Investing is a great way to grow your wealth over time, but understanding your risk tolerance is an essential step in making smart investment decisions.
What is risk tolerance?
Risk tolerance is the level of risk that an investor is comfortable taking on in their investments. Some investors are more risk-averse and prefer stable investments with lower returns, while others are more comfortable with risk and are willing to take on higher levels of volatility in their portfolios to potentially receive higher returns.
Assessing your risk tolerance is crucial because it helps you determine the appropriate investment strategy that aligns with your goals, personality, and financial situation. In this article, we will discuss how to assess your risk tolerance as a beginner investor in Nigeria, with examples from www.gtfundmanagers.com.
There are three main classification of investors based on their tolerance for risk:
Aggressive risk investors are well-versed with the market and take on huge risks. Therefore, an aggressive investor is willing to risk losing money to get potentially higher returns. If you are an aggressive investor, our Equity Income Fund is ideal for you.
Moderate risk investors are relatively less risk-tolerant when compared to aggressive-risk investors. They take on some risk for the chance to make big gains but not to risk more than they can afford to lose. A moderate investor wants to steadily grow their wealth without losing too much. For this class of investors, we recommend our Balanced Fund and Dollar Fund.

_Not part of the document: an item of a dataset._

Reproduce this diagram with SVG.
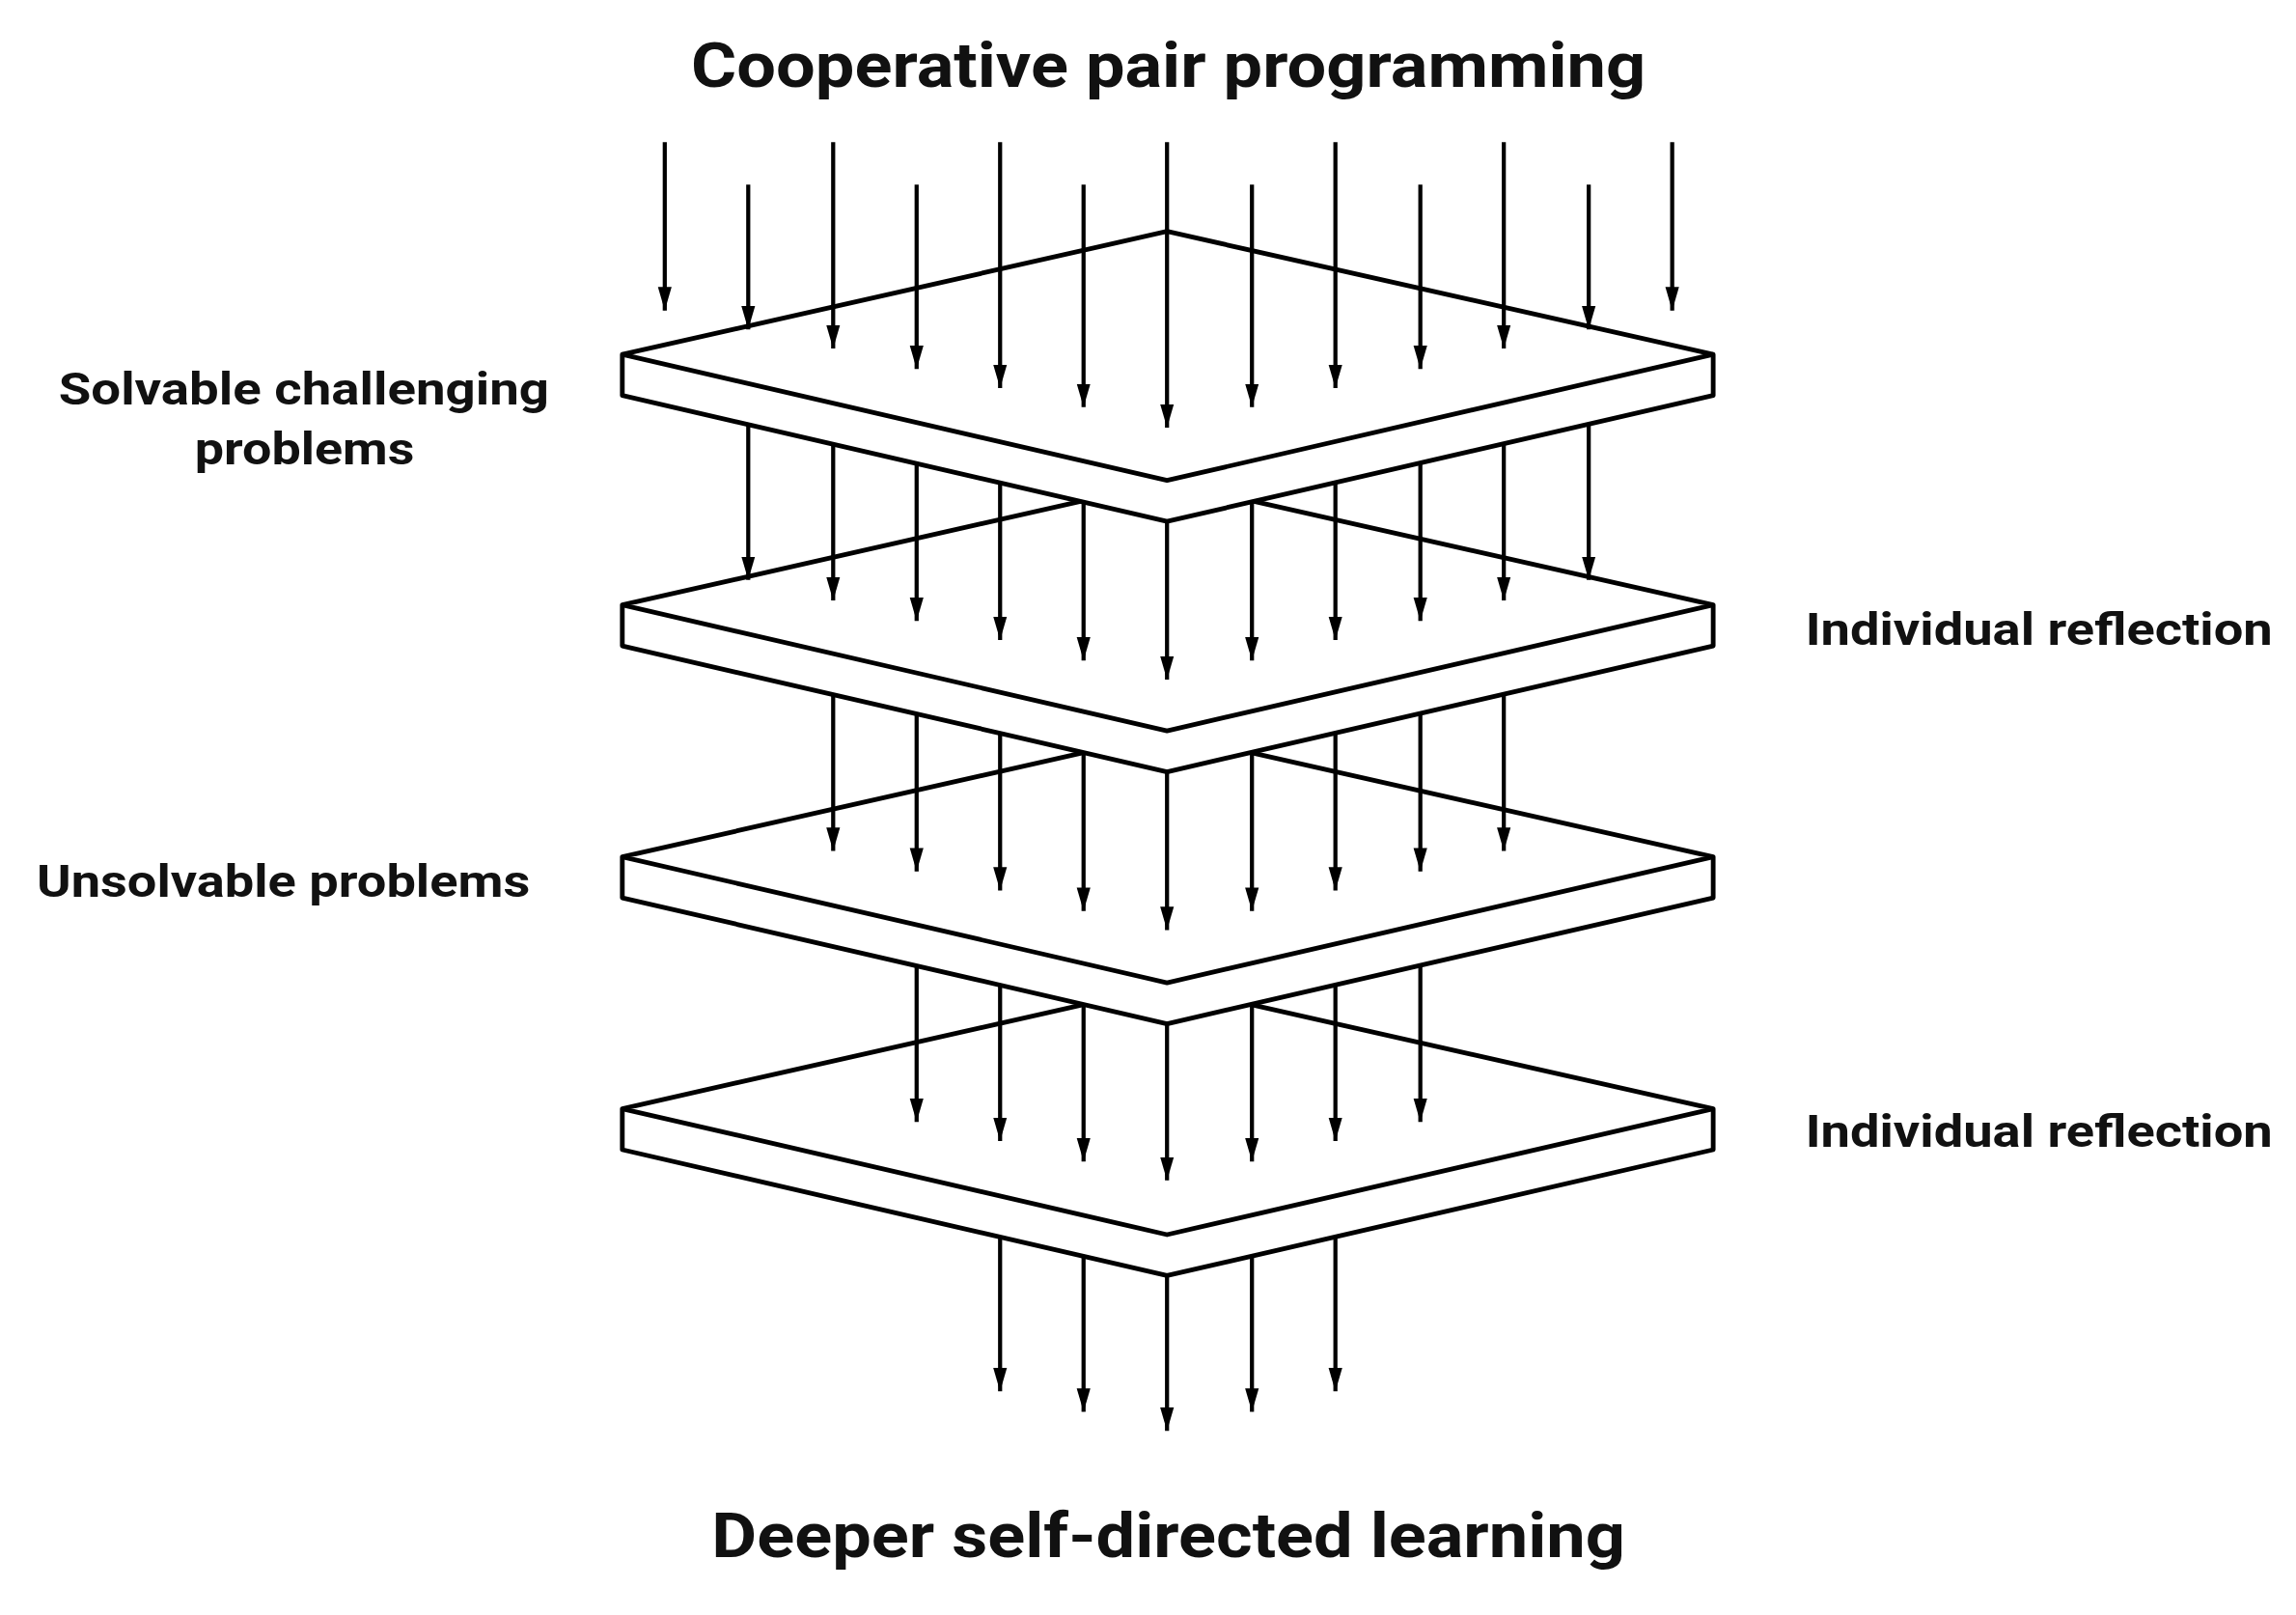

Conservative investors take the least risk in the market. They choose financial products that do not fluctuate much in value and preserve their capital. Products such as our Money Market Fund and Guaranteed Income fund.
How to assess your risk tolerance:
There are several ways to assess your risk tolerance, and no single method is perfect for everyone. However, there are a few common methods that investors can use to help determine their risk tolerance.
Risk tolerance questionnaires
One popular method for assessing risk tolerance is to complete a risk tolerance questionnaire. These questionnaires typically consist of a series of questions designed to gauge an investor’s risk tolerance. The questions may ask about an investor’s investment goals, investment time horizon, and their willingness to accept volatility in their portfolio. Based on the responses, the questionnaire will assign a risk tolerance score, which can be used to guide investment decisions.
Personal financial situation
Another way to assess your risk tolerance is to consider your personal financial situation. Factors such as your age, income, expenses, debt, and financial goals can all influence your willingness to take on risks in your investments. For example, if you are a young investor with a long investment time horizon, you may be more comfortable with riskier investments that have the potential for higher returns. On the other hand, if you are approaching retirement and have a lower tolerance for risk, you may prefer more conservative investments that provide stable returns.
Your investment experience can also play a role in determining your risk tolerance. If you are new to investing, you may be more cautious and prefer less risky investments. However, if you have experience investing in a variety of assets and have a good understanding of the risks involved, you may be more comfortable taking on higher levels of risk.
In conclusion, investing is a fantastic way to increase your wealth over time, but before making any decisions, it’s important to assess your risk tolerance. Once you determine your risk tolerance, you can select an appropriate investment strategy that aligns with your financial goals, personality, and financial situation.